OPINION: The long goodbye: Mom’s slow descent into dementia

Credit: Bill Torpy

Credit: Bill Torpy

As I tiptoed into the nursing home’s activity room, I was transported back to my first day in kindergarten.

I was that kid who freaked out in the basement auditorium when it was time to head to our assigned room. My mother and a teacher had to pry my fingers from a pole to send me up to the class of Mrs. Pfordresher, a veteran teacher who looked severe.

Later, when I was in the classroom, I glanced up at the door and saw Mom peeking in through the window.

Now, it was nearly 60 years later and the roles had swapped. I was sneaking a glimpse of how she was getting on with her new peers. Pretty good, it seemed. She was conversing with an old bearded fellow. A new friend. Earlier, however, we were alerted that she had dumped a glass of water on a staff member as a protest to something bugging her.

My mother, Helen Torpy, 92, who no longer knows me, is one of 6 million Americans stricken by dementia. It’s been a long, slow descent that brought us to the bright and friendly — although crushingly sad — facility in Chicago’s southwest suburbs. It is estimated the number of the nation’s afflicted will double by 2050 as the rock n’ roll generations (the Boomers and Generation X) march towards eternity.

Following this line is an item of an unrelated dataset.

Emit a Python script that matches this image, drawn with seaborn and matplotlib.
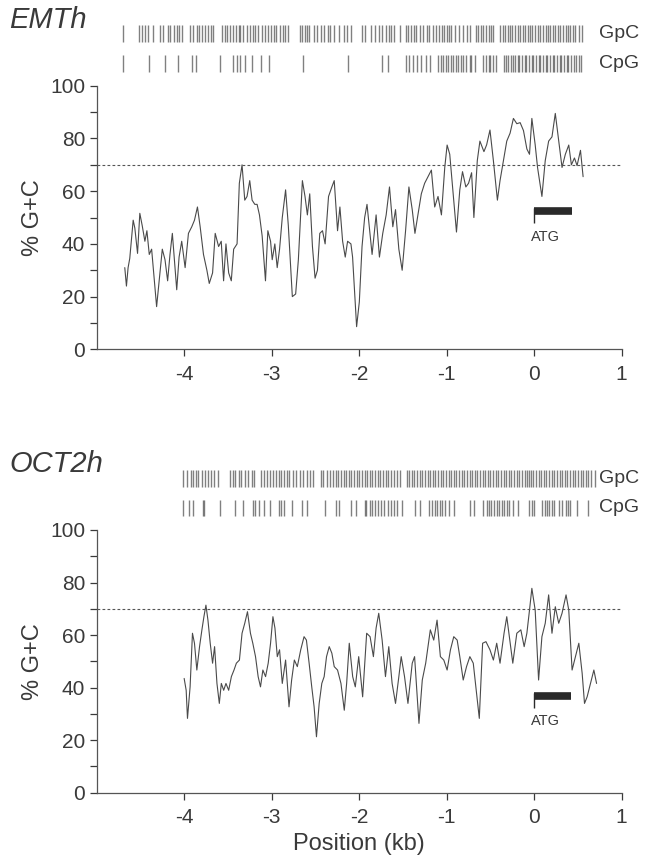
import matplotlib
matplotlib.use("Agg")
import matplotlib.pyplot as plt
import seaborn as sns
import pandas as pd

sns.set_style("ticks")
plt.rcParams['font.family'] = ['Liberation Sans', 'DejaVu Sans']
plt.rcParams['axes.unicode_minus'] = False

# ---- EMTh promoter: sliding-window %G+C ----
emt_pos = [-4.682, -4.663, -4.644, -4.625, -4.586, -4.567, -4.536, -4.510, -4.483, -4.452,
           -4.429, -4.402, -4.375, -4.318, -4.280, -4.253, -4.222, -4.192, -4.165, -4.138,
           -4.115, -4.088, -4.061, -4.031, -3.992, -3.954, -3.916, -3.885, -3.851, -3.820,
           -3.782, -3.743, -3.716, -3.678, -3.648, -3.609, -3.579, -3.552, -3.525, -3.494,
           -3.464, -3.437, -3.398, -3.372, -3.341, -3.310, -3.284, -3.253, -3.226, -3.195,
           -3.169, -3.142, -3.111, -3.073, -3.046, -3.015, -2.996, -2.966, -2.939, -2.912,
           -2.881, -2.843, -2.812, -2.766, -2.728, -2.697, -2.651, -2.621, -2.594, -2.567,
           -2.536, -2.506, -2.479, -2.452, -2.421, -2.391, -2.352, -2.314, -2.287, -2.249,
           -2.222, -2.191, -2.161, -2.134, -2.096, -2.077, -2.031, -2.000, -1.969, -1.939,
           -1.912, -1.854, -1.808, -1.770, -1.732, -1.693, -1.655, -1.617, -1.586, -1.548,
           -1.510, -1.471, -1.433, -1.395, -1.364, -1.330, -1.291, -1.253, -1.215, -1.176,
           -1.138, -1.100, -1.061, -1.023, -0.996, -0.966, -0.927, -0.889, -0.851, -0.820,
           -0.782, -0.751, -0.716, -0.690, -0.651, -0.621, -0.575, -0.544, -0.506, -0.467,
           -0.421, -0.391, -0.352, -0.314, -0.276, -0.238, -0.199, -0.161, -0.123, -0.084,
           -0.054, -0.027, 0.011, 0.038, 0.088, 0.126, 0.165, 0.203, 0.241, 0.280,
           0.318, 0.356, 0.395, 0.425, 0.460, 0.490, 0.529, 0.559]
emt_gc = [31, 24, 31, 34.5, 49, 46, 36.4, 51.6, 47, 41,
          45, 36, 38, 16.2, 29, 38, 34, 26, 36, 44,
          34, 22.6, 35, 41, 31, 44, 46.5, 49, 54, 46.5,
          36, 30, 25, 29, 44, 39, 41, 26, 40, 29,
          26, 38, 40, 63, 70, 56.6, 58, 64, 56.6, 55,
          55, 51, 43, 26, 45, 41, 34, 40, 31, 38,
          50, 60.5, 47, 20, 21, 34, 64, 58, 51, 59,
          39, 27, 30, 44, 45, 40, 58, 61.6, 64, 45,
          54, 41, 35, 41, 40, 35, 8.6, 18, 39, 50,
          55, 36, 51, 35, 44, 51, 61.6, 46.5, 53, 38,
          30, 45, 61.6, 53, 44, 51, 59, 63, 65.5, 68,
          54, 58, 51, 69, 77.5, 74, 59, 44.5, 60.5, 67.4,
          61.6, 63, 67, 50, 71.6, 79, 75, 77.6, 83.2, 71.6,
          56.6, 64, 71.6, 79, 82, 87.6, 85.6, 86, 83, 76,
          74, 87.6, 77.6, 69, 58, 71.6, 79, 80.6, 89.5, 79,
          69, 74, 77.5, 70, 72.6, 69.7, 75.5, 65.5]

emt_gpc = [-4.70, -4.52, -4.49, -4.45, -4.42, -4.36, -4.28, -4.25, -4.19, -4.16,
           -4.12, -4.09, -4.06, -4.03, -3.94, -3.90, -3.86, -3.83, -3.80, -3.77,
           -3.73, -3.70, -3.67, -3.57, -3.54, -3.51, -3.48, -3.44, -3.41, -3.38,
           -3.36, -3.33, -3.29, -3.25, -3.22, -3.19, -3.16, -3.11, -3.08, -3.04,
           -3.01, -2.98, -2.95, -2.91, -2.87, -2.85, -2.81, -2.68, -2.65, -2.62,
           -2.60, -2.57, -2.52, -2.48, -2.44, -2.40, -2.36, -2.33, -2.29, -2.23,
           -2.18, -2.14, -2.10, -1.97, -1.93, -1.87, -1.82, -1.78, -1.74, -1.69,
           -1.66, -1.64, -1.60, -1.54, -1.47, -1.44, -1.41, -1.38, -1.35, -1.31,
           -1.27, -1.23, -1.20, -1.16, -1.12, -1.09, -1.06, -1.03, -1.00, -0.97,
           -0.95, -0.91, -0.86, -0.82, -0.77, -0.74, -0.67, -0.64, -0.61, -0.58,
           -0.55, -0.52, -0.49, -0.47, -0.39, -0.36, -0.33, -0.30, -0.28, -0.25,
           -0.22, -0.19, -0.16, -0.13, -0.10, -0.07, -0.05, -0.02, 0.01, 0.04,
           0.07, 0.10, 0.13, 0.16, 0.18, 0.21, 0.24, 0.27, 0.30, 0.33,
           0.36, 0.39, 0.41, 0.44, 0.47, 0.51, 0.55]
emt_cpg = [-4.70, -4.41, -4.22, -4.07, -3.91, -3.87, -3.59, -3.45, -3.40, -3.36,
           -3.31, -3.23, -3.12, -3.03, -2.64, -2.13, -1.74, -1.67, -1.47, -1.43,
           -1.39, -1.34, -1.29, -1.24, -1.19, -1.10, -1.07, -1.04, -1.01, -0.99,
           -0.95, -0.93, -0.90, -0.87, -0.84, -0.81, -0.78, -0.74, -0.72, -0.68,
           -0.58, -0.55, -0.52, -0.50, -0.47, -0.44, -0.35, -0.32, -0.30, -0.27,
           -0.24, -0.22, -0.19, -0.17, -0.14, -0.11, -0.09, -0.06, -0.03, -0.01,
           0.02, 0.05, 0.07, 0.10, 0.13, 0.15, 0.18, 0.21, 0.23, 0.26,
           0.29, 0.31, 0.34, 0.37, 0.39, 0.42, 0.45, 0.48, 0.51, 0.54]

# ---- OCT2h promoter ----
oct_pos = [-4.003, -3.980, -3.965, -3.935, -3.908, -3.885, -3.858, -3.827, -3.800, -3.777,
           -3.754, -3.731, -3.705, -3.678, -3.655, -3.628, -3.601, -3.578, -3.551, -3.525,
           -3.494, -3.463, -3.433, -3.406, -3.371, -3.341, -3.310, -3.279, -3.245, -3.218,
           -3.187, -3.157, -3.130, -3.103, -3.072, -3.042, -3.015, -2.988, -2.965, -2.938,
           -2.912, -2.881, -2.843, -2.804, -2.774, -2.743, -2.709, -2.670, -2.632, -2.605,
           -2.574, -2.544, -2.517, -2.490, -2.459, -2.429, -2.402, -2.375, -2.344, -2.314,
           -2.287, -2.249, -2.210, -2.172, -2.145, -2.115, -2.076, -2.046, -2.007, -1.962,
           -1.916, -1.877, -1.839, -1.808, -1.778, -1.739, -1.701, -1.663, -1.625, -1.586,
           -1.548, -1.521, -1.483, -1.444, -1.395, -1.368, -1.318, -1.280, -1.241, -1.188,
           -1.149, -1.111, -1.073, -1.034, -0.996, -0.958, -0.920, -0.881, -0.851, -0.812,
           -0.774, -0.736, -0.697, -0.667, -0.628, -0.590, -0.552, -0.506, -0.467, -0.429,
           -0.391, -0.345, -0.314, -0.284, -0.245, -0.199, -0.153, -0.115, -0.084, -0.054,
           -0.027, 0.011, 0.050, 0.088, 0.126, 0.165, 0.203, 0.241, 0.280, 0.318,
           0.364, 0.395, 0.433, 0.471, 0.510, 0.548, 0.575, 0.605, 0.644, 0.682, 0.713]
oct_gc = [43.5, 39, 28.3, 40.3, 60.7, 56.9, 46.7, 55.6, 62, 67,
          71.4, 65.7, 56.9, 49.3, 55.6, 41.6, 34, 41.6, 39, 41.6,
          39, 44.2, 46.7, 49.3, 50.5, 60.7, 64.5, 68.9, 60.7, 56.9,
          51.8, 44.2, 40.3, 46.7, 44.2, 49.3, 56.9, 67, 62.7, 51.8,
          54.4, 41.6, 50.5, 32.7, 42.9, 50.5, 48, 54.4, 59.4, 58.1,
          49.3, 40.3, 32.7, 21.3, 34, 41.6, 44.2, 51.8, 55.6, 53.1,
          48, 46.7, 41.6, 31.4, 41.6, 56.9, 44.2, 40.3, 51.8, 36.5,
          60.7, 59.4, 51.8, 62.7, 68.3, 58.1, 44.2, 55.6, 41.6, 34,
          44.2, 51.8, 44.2, 34, 49.3, 51.8, 26.4, 42.9, 49.3, 62,
          58.1, 65.7, 51.8, 50.5, 46.7, 54.4, 59.4, 58.1, 51.8, 42.9,
          48, 51.8, 49.3, 40.3, 28.3, 56.9, 57.5, 54.4, 50.5, 56.9,
          49.3, 60.7, 67, 59.4, 49.3, 60.7, 62, 55.6, 60.7, 69.5,
          77.8, 69.5, 42.9, 59.4, 64.5, 75.3, 60.7, 70.8, 64.5, 68.3,
          75.3, 69.5, 46.7, 51.8, 56.9, 45.5, 34, 36.5, 41.6, 46.7, 41.6]

oct_gpc = [-4.02, -3.97, -3.93, -3.90, -3.87, -3.84, -3.80, -3.76, -3.73, -3.70,
           -3.66, -3.62, -3.48, -3.45, -3.42, -3.38, -3.35, -3.31, -3.27, -3.23,
           -3.20, -3.12, -3.09, -3.05, -3.02, -2.99, -2.95, -2.92, -2.89, -2.86,
           -2.83, -2.80, -2.76, -2.72, -2.68, -2.64, -2.60, -2.56, -2.53, -2.44,
           -2.41, -2.37, -2.33, -2.30, -2.27, -2.24, -2.21, -2.18, -2.15, -2.12,
           -2.09, -2.06, -2.03, -2.00, -1.97, -1.94, -1.91, -1.88, -1.85, -1.82,
           -1.79, -1.76, -1.73, -1.70, -1.67, -1.64, -1.60, -1.57, -1.54, -1.46,
           -1.43, -1.40, -1.37, -1.34, -1.31, -1.28, -1.25, -1.22, -1.19, -1.16,
           -1.13, -1.10, -1.07, -1.04, -1.01, -0.98, -0.95, -0.92, -0.89, -0.86,
           -0.83, -0.80, -0.77, -0.74, -0.71, -0.68, -0.65, -0.62, -0.59, -0.56,
           -0.53, -0.50, -0.47, -0.44, -0.41, -0.38, -0.35, -0.32, -0.29, -0.26,
           -0.23, -0.20, -0.17, -0.14, -0.11, -0.08, -0.06, -0.04, -0.01, 0.02,
           0.05, 0.08, 0.11, 0.14, 0.17, 0.20, 0.23, 0.26, 0.29, 0.32,
           0.35, 0.38, 0.41, 0.44, 0.47, 0.50, 0.53, 0.56, 0.59, 0.62, 0.65, 0.69]
oct_cpg = [-4.02, -3.95, -3.90, -3.79, -3.78, -3.59, -3.42, -3.33, -3.22, -3.19,
           -3.15, -3.09, -3.02, -2.92, -2.90, -2.86, -2.77, -2.66, -2.60, -2.39,
           -2.27, -2.23, -2.10, -2.04, -1.94, -1.92, -1.88, -1.85, -1.82, -1.79,
           -1.75, -1.72, -1.67, -1.64, -1.60, -1.57, -1.51, -1.36, -1.31, -1.20,
           -1.17, -1.14, -1.11, -1.08, -1.05, -1.02, -0.97, -0.92, -0.74, -0.69,
           -0.58, -0.54, -0.52, -0.49, -0.46, -0.43, -0.40, -0.37, -0.34, -0.31,
           -0.29, -0.24, -0.18, -0.06, -0.03, 0.00, 0.09, 0.12, 0.15, 0.17,
           0.20, 0.23, 0.28, 0.32, 0.36, 0.39, 0.41, 0.49, 0.62]

# coding region bar (kb) and its height in %G+C
atg_start = 0.0
atg_end = [0.43, 0.42]
atg_level = [52.3, 36.7]

panels = [
    ("EMTh", emt_pos, emt_gc, emt_gpc, emt_cpg),
    ("OCT2h", oct_pos, oct_gc, oct_gpc, oct_cpg),
]

ink = "#3a3a3a"
fig = plt.figure(figsize=(6.61, 8.66), dpi=100)
axes = [fig.add_axes([0.1467, 0.5966, 0.7938, 0.3044]),
        fig.add_axes([0.1467, 0.0846, 0.7938, 0.3034])]

for i, (ax, (name, pos, gc, gpc, cpg)) in enumerate(zip(axes, panels)):
    df = pd.DataFrame({"Position": pos, "GC": gc})
    sns.lineplot(data=df, x="Position", y="GC", ax=ax, color="#4a4a4a", lw=0.8)

    ax.axhline(70, color="#555555", lw=0.8, ls=(0, (2.5, 2)))

    # dinucleotide rows above the plot
    ax.vlines(gpc, 116.5, 123, color="#555555", lw=1.0, alpha=0.75, clip_on=False)
    ax.vlines(cpg, 105.2, 111.6, color="#555555", lw=1.0, alpha=0.75, clip_on=False)
    ax.text(0.74, 119.7, "GpC", fontsize=14, color=ink, va="center", ha="left", clip_on=False)
    ax.text(0.74, 108.4, "CpG", fontsize=14, color=ink, va="center", ha="left", clip_on=False)
    ax.text(-6.0, 125, name, fontsize=21, style="italic", color=ink,
            va="center", ha="left", clip_on=False)

    # ATG bar with a small bracket tick
    ax.hlines(atg_level[i], atg_start, atg_end[i], color="#2a2a2a", lw=5.5)
    ax.vlines(atg_start, atg_level[i] - 4.5, atg_level[i] + 1.3, color="#2a2a2a", lw=1.0)
    ax.text(0.13, atg_level[i] - 9.5, "ATG", fontsize=10.5, color=ink, ha="center", va="center")

    ax.set_xlim(-5, 1)
    ax.set_ylim(0, 100)
    ax.set_xticks([-4, -3, -2, -1, 0, 1])
    ax.set_yticks([0, 20, 40, 60, 80, 100])
    ax.set_yticks(range(0, 101, 10), minor=True)
    ax.tick_params(axis="both", which="both", direction="out", length=5, width=0.9,
                   colors=ink, labelsize=15)
    ax.tick_params(axis="x", pad=6)
    ax.set_ylabel("% G+C", fontsize=17, color=ink, labelpad=4)
    ax.set_xlabel("")
    for s in ["left", "bottom"]:
        ax.spines[s].set_color("#555555")
        ax.spines[s].set_linewidth(0.9)
    sns.despine(ax=ax)

axes[1].set_xlabel("Position (kb)", fontsize=17, color=ink, labelpad=4)

fig.savefig("out.png", dpi=100, facecolor="white")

Mom’s case has been brewing maybe 15 years, although there’s no Aha! moment to pinpoint.

Credit: Bill Torpy

Credit: Bill Torpy

The former Helen Gilligan, who immigrated to Chicago from Ireland in 1952, was a force of nature fiercely devoted to family, the Catholic Church and her surrounding community. She was born into a matriarchal family and carried that tradition with a vengeance.

As a small kid, I noted with pride she was the prettiest mom in the neighborhood. As I grew, I pushed back at her stubbornness and admired her rapier-like wit. My friends still joke about how she called them “Lil’ bahstards.” Her Limerick accent somehow made it sound affectionate.

After raising five kids, she threw herself into helping raise grandkids, especially the eight who lived on the same block where I grew up.

Being religious meant diving into the service of others. She was active in the parish and helped organize activities for the senior citizens’ club, even before she was one of them. Her sister Mary teased her about surrounding herself with “old biddies.” But Mom knew her efforts fought soul-sucking loneliness.

Long before that, Mom often dragged my brother and me to visit elderly relatives in apartments that smelled like last week’s cabbage. She helped shepherd them when senility (as it was then called) ultimately enveloped some.

In the late 2000s, we started noticing she was a bit off. It was nothing major. At first, she just wasn’t herself. Her personality, her essence, had shifted ever so slightly. It was reminiscent of the movie “The Invasion of the Body Snatchers.” One day, a loved one had become somehow . . . different.

We speculated Mom was depressed because of the recent deaths of her brother and then my dad.

Credit: Bill Torpy

Credit: Bill Torpy

In 2011, at party in Ireland for her oldest brother’s 90th birthday, people mentioned they had noticed a change. Later, when we tried to bring it up — gingerly — she was offended and pushed back. Hard. We were the ones acting differently, she said.

A year later she was diagnosed with having some type of dementia. When we tried to talk about it, she either forgot the diagnosis or insisted that doctors know nothing. We worried about her driving and figured the Illinois DMV would strip her of her license. But she passed the test, so my sister Ann talked her into “loaning” her the car for a while, which was forever.

While telling stories — and she was always good at it — Mom rarely spoke about my dad, my siblings or me. Mostly, she recalled in great detail tales of her life as a young Irish lass.

In 2015, my brother Brian and I took her on a trip back to the homeland because the disease had made her annual trip impossible. It was sort of a last hurrah.

The next year, my brother John was stricken with brain cancer and, being her primary caregiver, and dying, he pushed hard for her to go to the local senior center. It was one she had often visited to see friends and had extolled as being wonderful.

We got her in, but days later, she sneaked off, causing great consternation. Chicago police thankfully collected her four miles away as she headed home, arms folded.

That afternoon, I was forced to make an immediate decision, surrounded by nursing home officials and cops, with Mom scowling from the back of a modern Paddy Wagon: Do we admit her to that facility’s memory care unit, which I at the time thought of as the glue factory? Or take her home? I pulled rank on my younger brother and brought her home. My sister Ann would take care of her. We didn’t worry she’d run away from home because she had run away to home.

Ann and her family took care of Mom for six years, increasingly with the help of a couple of kind, capable caregivers. She is tough. In the past three years, she has survived pneumonia, a broken pelvis, COVID and head stitches from a fall. This year, it got untenable. Caring for someone in that kind of decline is 24/7/365.

My sister and I and three of her beloved grandkids moved her into her new home last week. On her desk we placed a photo of her as a young bride. The picture was taken 65 years ago that week. It was the face of the lady I remembered as the prettiest mom on the block.